▶ [Data entries]
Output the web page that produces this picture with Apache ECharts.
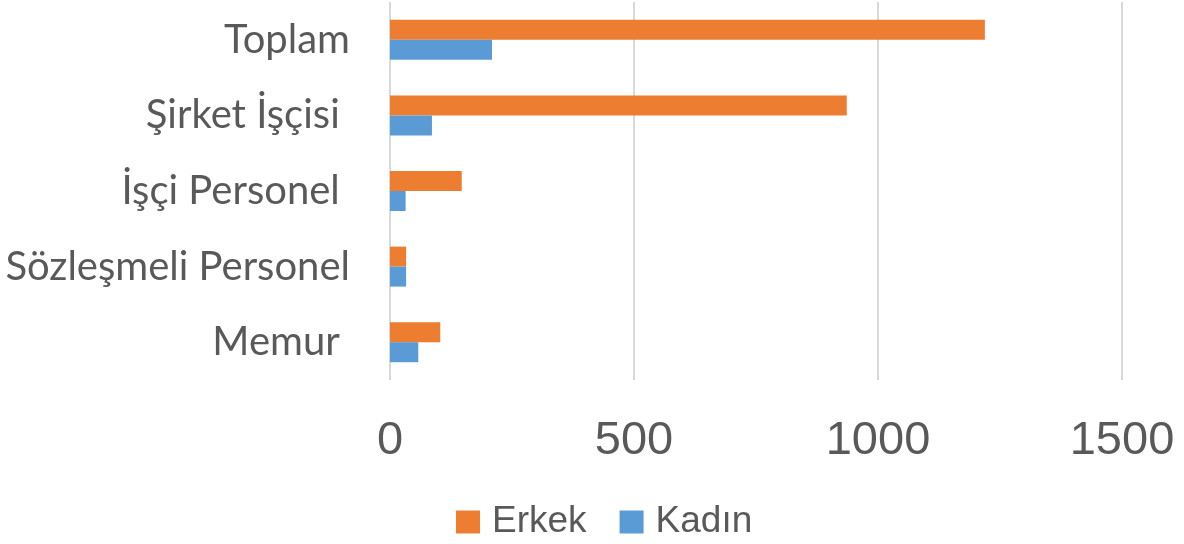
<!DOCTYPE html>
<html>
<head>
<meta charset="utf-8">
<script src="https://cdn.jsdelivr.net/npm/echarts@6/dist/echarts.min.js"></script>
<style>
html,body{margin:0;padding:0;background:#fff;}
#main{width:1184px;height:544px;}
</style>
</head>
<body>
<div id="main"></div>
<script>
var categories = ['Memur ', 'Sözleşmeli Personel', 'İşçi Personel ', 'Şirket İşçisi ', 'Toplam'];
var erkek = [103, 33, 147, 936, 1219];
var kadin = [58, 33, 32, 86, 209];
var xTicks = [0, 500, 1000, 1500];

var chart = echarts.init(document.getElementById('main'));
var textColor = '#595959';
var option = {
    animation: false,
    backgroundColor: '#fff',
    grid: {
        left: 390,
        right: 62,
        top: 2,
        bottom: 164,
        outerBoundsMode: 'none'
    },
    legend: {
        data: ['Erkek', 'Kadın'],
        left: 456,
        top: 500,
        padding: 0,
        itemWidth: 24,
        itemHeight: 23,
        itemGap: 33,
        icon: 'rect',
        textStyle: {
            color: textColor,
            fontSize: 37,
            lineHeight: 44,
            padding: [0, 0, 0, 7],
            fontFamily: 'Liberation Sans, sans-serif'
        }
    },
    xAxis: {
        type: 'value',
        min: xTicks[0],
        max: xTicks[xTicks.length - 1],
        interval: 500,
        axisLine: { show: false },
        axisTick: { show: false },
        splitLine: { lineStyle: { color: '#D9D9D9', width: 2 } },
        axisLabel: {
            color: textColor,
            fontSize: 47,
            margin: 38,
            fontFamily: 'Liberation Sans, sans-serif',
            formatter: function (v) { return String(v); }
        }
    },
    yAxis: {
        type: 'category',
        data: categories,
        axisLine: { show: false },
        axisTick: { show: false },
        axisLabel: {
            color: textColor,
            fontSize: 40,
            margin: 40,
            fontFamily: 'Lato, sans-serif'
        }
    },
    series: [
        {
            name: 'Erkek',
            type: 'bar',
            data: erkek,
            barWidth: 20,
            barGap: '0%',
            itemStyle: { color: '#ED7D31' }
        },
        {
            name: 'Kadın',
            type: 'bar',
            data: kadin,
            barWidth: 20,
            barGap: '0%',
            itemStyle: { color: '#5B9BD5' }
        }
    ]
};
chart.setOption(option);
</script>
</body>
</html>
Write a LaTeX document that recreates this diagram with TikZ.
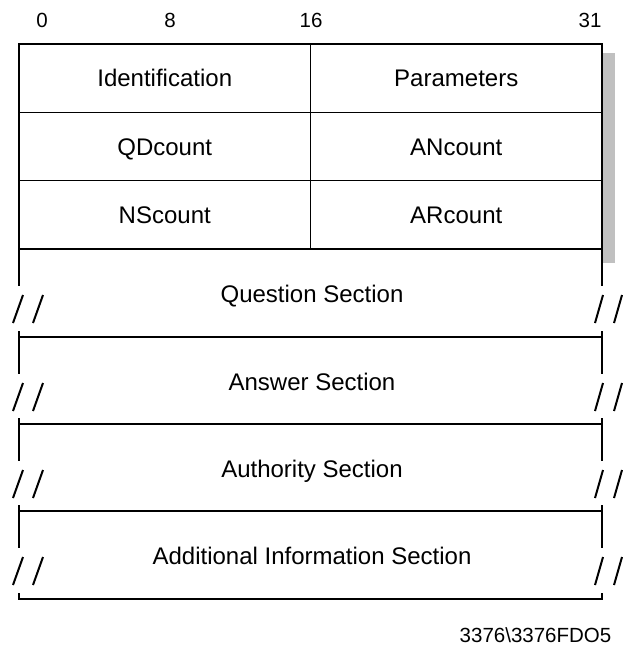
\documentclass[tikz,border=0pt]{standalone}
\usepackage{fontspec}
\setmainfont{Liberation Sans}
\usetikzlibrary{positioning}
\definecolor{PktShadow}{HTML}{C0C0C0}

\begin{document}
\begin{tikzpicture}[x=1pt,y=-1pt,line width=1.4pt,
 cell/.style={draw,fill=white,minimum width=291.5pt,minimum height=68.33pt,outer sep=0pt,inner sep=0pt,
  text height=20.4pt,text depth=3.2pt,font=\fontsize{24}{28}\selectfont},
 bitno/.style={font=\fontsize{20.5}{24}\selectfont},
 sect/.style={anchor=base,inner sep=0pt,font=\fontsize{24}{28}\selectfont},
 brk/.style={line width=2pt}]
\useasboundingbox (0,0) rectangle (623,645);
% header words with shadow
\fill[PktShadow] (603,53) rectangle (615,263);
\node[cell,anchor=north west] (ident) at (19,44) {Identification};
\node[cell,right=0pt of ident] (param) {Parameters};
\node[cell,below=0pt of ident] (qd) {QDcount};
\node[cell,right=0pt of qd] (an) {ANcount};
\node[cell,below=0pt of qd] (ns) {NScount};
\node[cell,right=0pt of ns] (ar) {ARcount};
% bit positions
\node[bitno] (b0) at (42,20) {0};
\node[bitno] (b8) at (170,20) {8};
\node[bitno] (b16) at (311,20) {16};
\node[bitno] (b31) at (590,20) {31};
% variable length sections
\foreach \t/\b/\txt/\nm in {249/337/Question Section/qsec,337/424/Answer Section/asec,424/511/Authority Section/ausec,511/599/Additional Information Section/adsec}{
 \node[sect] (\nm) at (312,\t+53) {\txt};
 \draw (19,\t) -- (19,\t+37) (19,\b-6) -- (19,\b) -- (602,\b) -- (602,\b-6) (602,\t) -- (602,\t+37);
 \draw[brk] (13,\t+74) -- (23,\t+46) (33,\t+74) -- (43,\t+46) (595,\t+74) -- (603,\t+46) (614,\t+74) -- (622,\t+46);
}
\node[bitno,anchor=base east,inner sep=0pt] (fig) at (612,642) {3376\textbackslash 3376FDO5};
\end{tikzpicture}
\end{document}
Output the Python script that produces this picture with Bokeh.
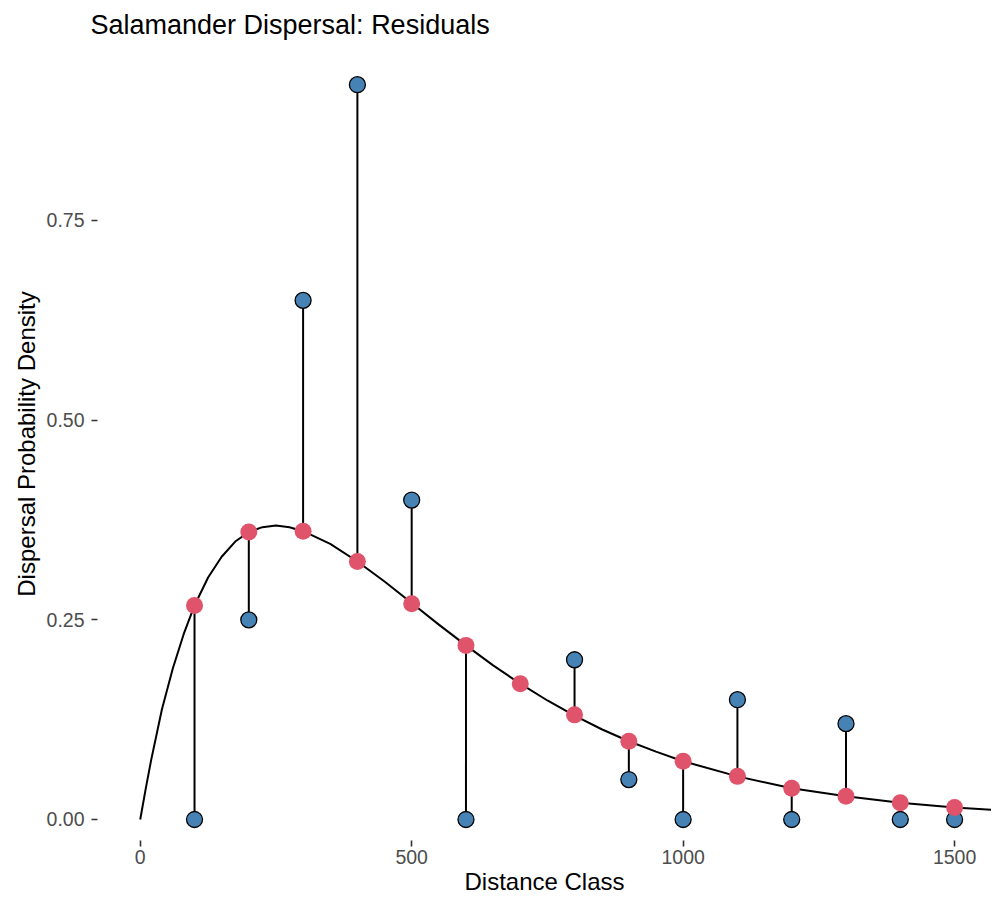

▶ [Challenge] Each record should be quoted exactly, with the images omitted.

▶ [Right answer]
Output the web page that produces this picture with Apache ECharts.
<!DOCTYPE html>
<html>
<head>
<meta charset="utf-8">
<script src="https://cdn.jsdelivr.net/npm/echarts@6/dist/echarts.min.js"></script>
<style>
html,body{margin:0;padding:0;background:#fff;}
#main{width:1184px;height:544px;}
</style>
</head>
<body>
<div id="main"></div>
<script>
var categories = ['Memur ', 'Sözleşmeli Personel', 'İşçi Personel ', 'Şirket İşçisi ', 'Toplam'];
var erkek = [103, 33, 147, 936, 1219];
var kadin = [58, 33, 32, 86, 209];
var xTicks = [0, 500, 1000, 1500];

var chart = echarts.init(document.getElementById('main'));
var textColor = '#595959';
var option = {
    animation: false,
    backgroundColor: '#fff',
    grid: {
        left: 390,
        right: 62,
        top: 2,
        bottom: 164,
        outerBoundsMode: 'none'
    },
    legend: {
        data: ['Erkek', 'Kadın'],
        left: 456,
        top: 500,
        padding: 0,
        itemWidth: 24,
        itemHeight: 23,
        itemGap: 33,
        icon: 'rect',
        textStyle: {
            color: textColor,
            fontSize: 37,
            lineHeight: 44,
            padding: [0, 0, 0, 7],
            fontFamily: 'Liberation Sans, sans-serif'
        }
    },
    xAxis: {
        type: 'value',
        min: xTicks[0],
        max: xTicks[xTicks.length - 1],
        interval: 500,
        axisLine: { show: false },
        axisTick: { show: false },
        splitLine: { lineStyle: { color: '#D9D9D9', width: 2 } },
        axisLabel: {
            color: textColor,
            fontSize: 47,
            margin: 38,
            fontFamily: 'Liberation Sans, sans-serif',
            formatter: function (v) { return String(v); }
        }
    },
    yAxis: {
        type: 'category',
        data: categories,
        axisLine: { show: false },
        axisTick: { show: false },
        axisLabel: {
            color: textColor,
            fontSize: 40,
            margin: 40,
            fontFamily: 'Lato, sans-serif'
        }
    },
    series: [
        {
            name: 'Erkek',
            type: 'bar',
            data: erkek,
            barWidth: 20,
            barGap: '0%',
            itemStyle: { color: '#ED7D31' }
        },
        {
            name: 'Kadın',
            type: 'bar',
            data: kadin,
            barWidth: 20,
            barGap: '0%',
            itemStyle: { color: '#5B9BD5' }
        }
    ]
};
chart.setOption(option);
</script>
</body>
</html>
Write a LaTeX document that recreates this diagram with TikZ.
\documentclass[tikz,border=0pt]{standalone}
\usepackage{fontspec}
\setmainfont{Liberation Sans}
\usetikzlibrary{positioning}
\definecolor{PktShadow}{HTML}{C0C0C0}

\begin{document}
\begin{tikzpicture}[x=1pt,y=-1pt,line width=1.4pt,
 cell/.style={draw,fill=white,minimum width=291.5pt,minimum height=68.33pt,outer sep=0pt,inner sep=0pt,
  text height=20.4pt,text depth=3.2pt,font=\fontsize{24}{28}\selectfont},
 bitno/.style={font=\fontsize{20.5}{24}\selectfont},
 sect/.style={anchor=base,inner sep=0pt,font=\fontsize{24}{28}\selectfont},
 brk/.style={line width=2pt}]
\useasboundingbox (0,0) rectangle (623,645);
% header words with shadow
\fill[PktShadow] (603,53) rectangle (615,263);
\node[cell,anchor=north west] (ident) at (19,44) {Identification};
\node[cell,right=0pt of ident] (param) {Parameters};
\node[cell,below=0pt of ident] (qd) {QDcount};
\node[cell,right=0pt of qd] (an) {ANcount};
\node[cell,below=0pt of qd] (ns) {NScount};
\node[cell,right=0pt of ns] (ar) {ARcount};
% bit positions
\node[bitno] (b0) at (42,20) {0};
\node[bitno] (b8) at (170,20) {8};
\node[bitno] (b16) at (311,20) {16};
\node[bitno] (b31) at (590,20) {31};
% variable length sections
\foreach \t/\b/\txt/\nm in {249/337/Question Section/qsec,337/424/Answer Section/asec,424/511/Authority Section/ausec,511/599/Additional Information Section/adsec}{
 \node[sect] (\nm) at (312,\t+53) {\txt};
 \draw (19,\t) -- (19,\t+37) (19,\b-6) -- (19,\b) -- (602,\b) -- (602,\b-6) (602,\t) -- (602,\t+37);
 \draw[brk] (13,\t+74) -- (23,\t+46) (33,\t+74) -- (43,\t+46) (595,\t+74) -- (603,\t+46) (614,\t+74) -- (622,\t+46);
}
\node[bitno,anchor=base east,inner sep=0pt] (fig) at (612,642) {3376\textbackslash 3376FDO5};
\end{tikzpicture}
\end{document}
Output the Python script that produces this picture with Bokeh.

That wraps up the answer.